Honda Motor post weak earnings as company hit by Japan's Earthquake and Thailand Flood.

Honda Motor withdrew its annual earnings guidance in an unusual move on Monday due to uncertainties including currency markets and Thailand's floods just as it was starting to recover from the March earthquake and tsunami.

Honda has been hit the hardest of any of Japan's automakers by both disasters this year, recovering slowly from the supply disruption in northeast Japan and suffering direct damage at its Thai car factory in the Ayutthaya industrial estate.

For the July-September second quarter, Japan's third-biggest automaker posted a 68 percent drop in operating profit to 52.51 billion yen ($693 million) due mainly to a shortage of microchip controllers from quake-hit Renesas Electronics. That was worse than the consensus estimate of 63.5 billion yen in a Reuters survey of 13 analysts.
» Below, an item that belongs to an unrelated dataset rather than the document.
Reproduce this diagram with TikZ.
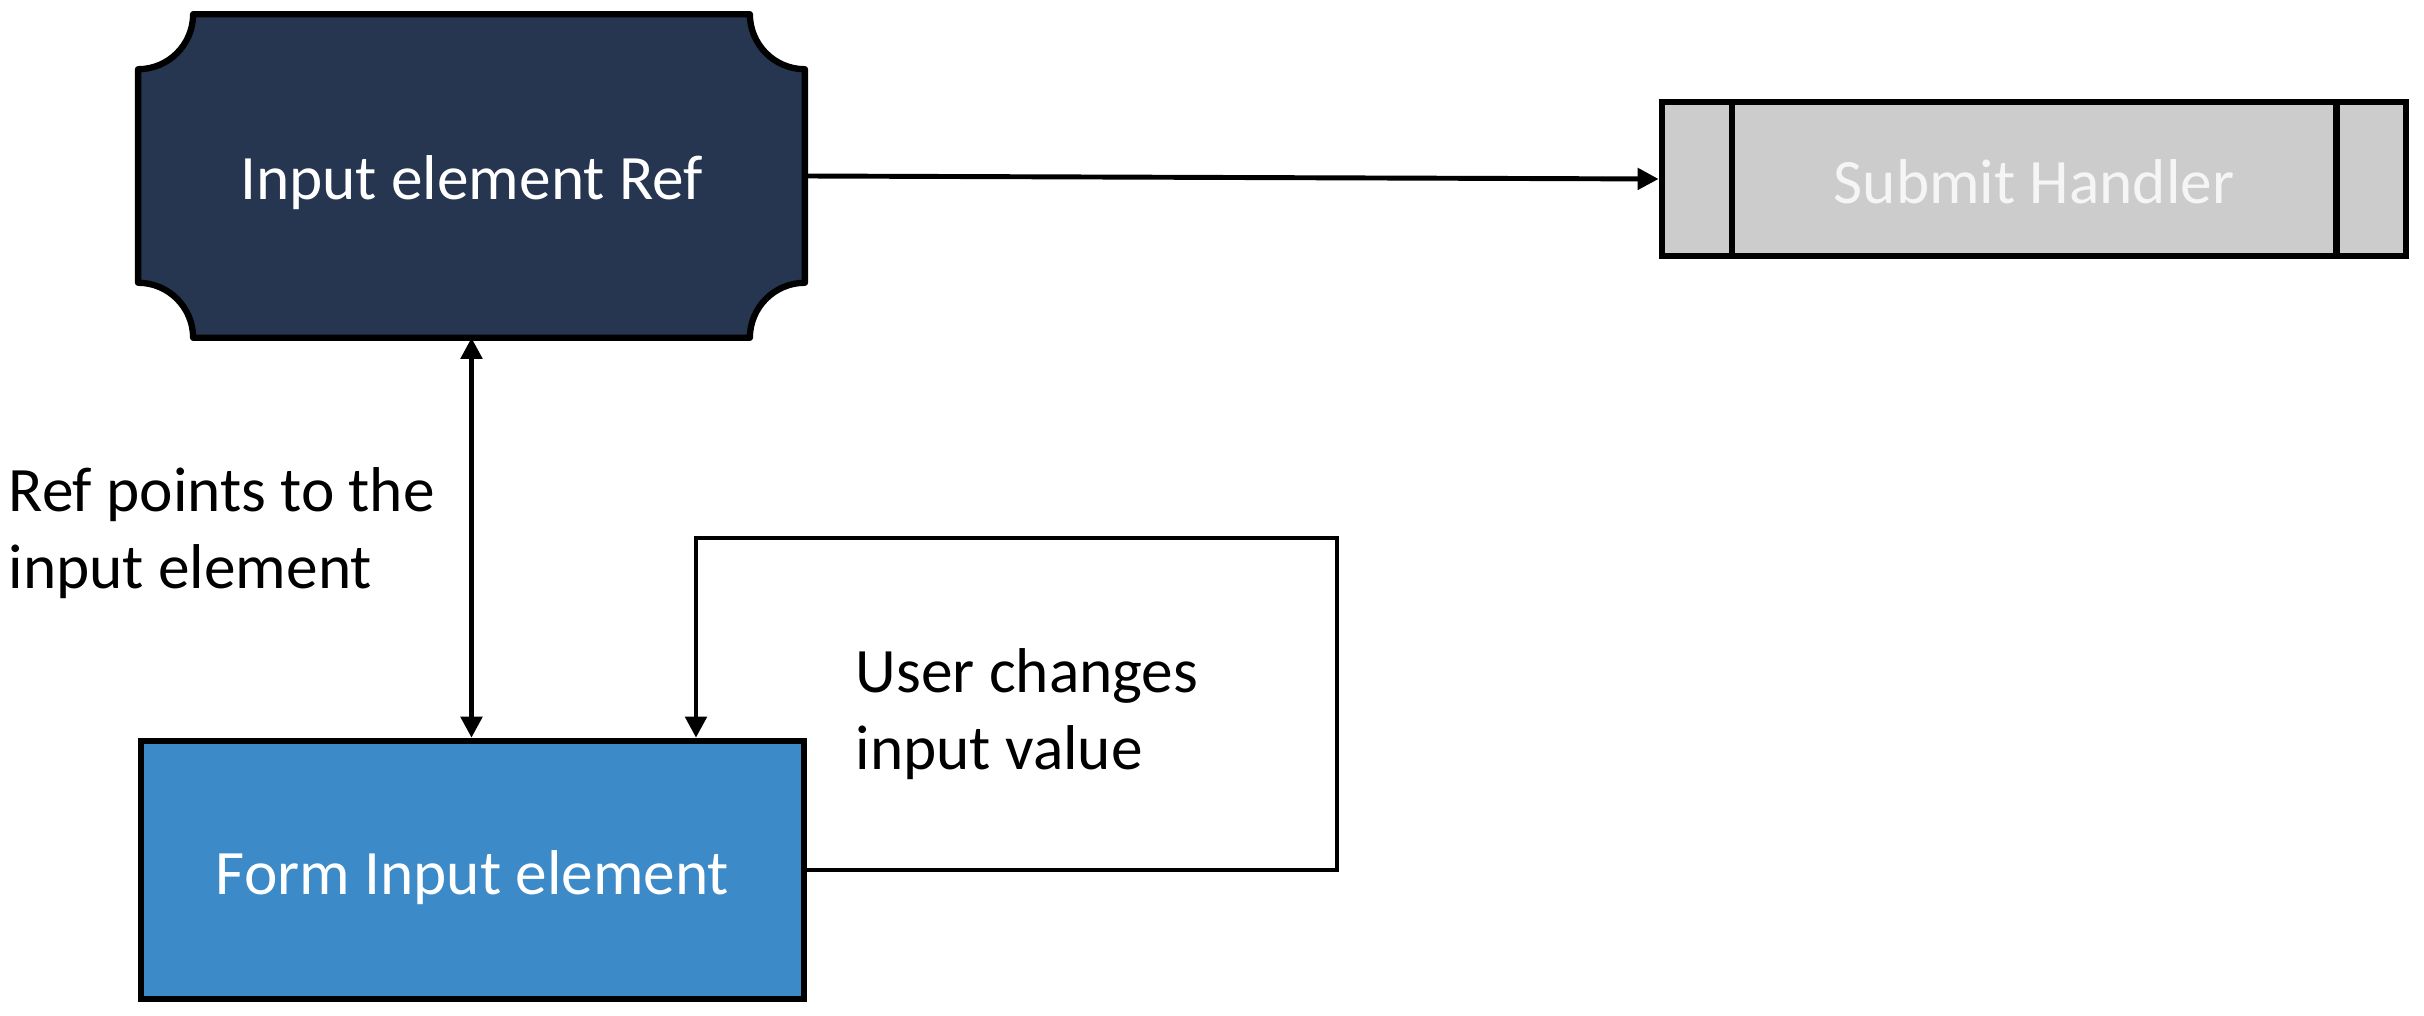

Net profit, which includes earnings in China, fell 55.5 percent to 60.43 billion yen, also hammered by a sharp rise in the yen.

Honda, also the world's top motorcycle maker, had previously forecast operating profit of 270 billion yen for the year to March 2012, half what it made last year and far below the consensus 360 billion yen.

The maker of the popular Civic and Accord models had been preparing to ramp up overall car production to 125 percent of pre-quake plans in the October-March second half to build up inventory that had fallen after the March 11 disaster.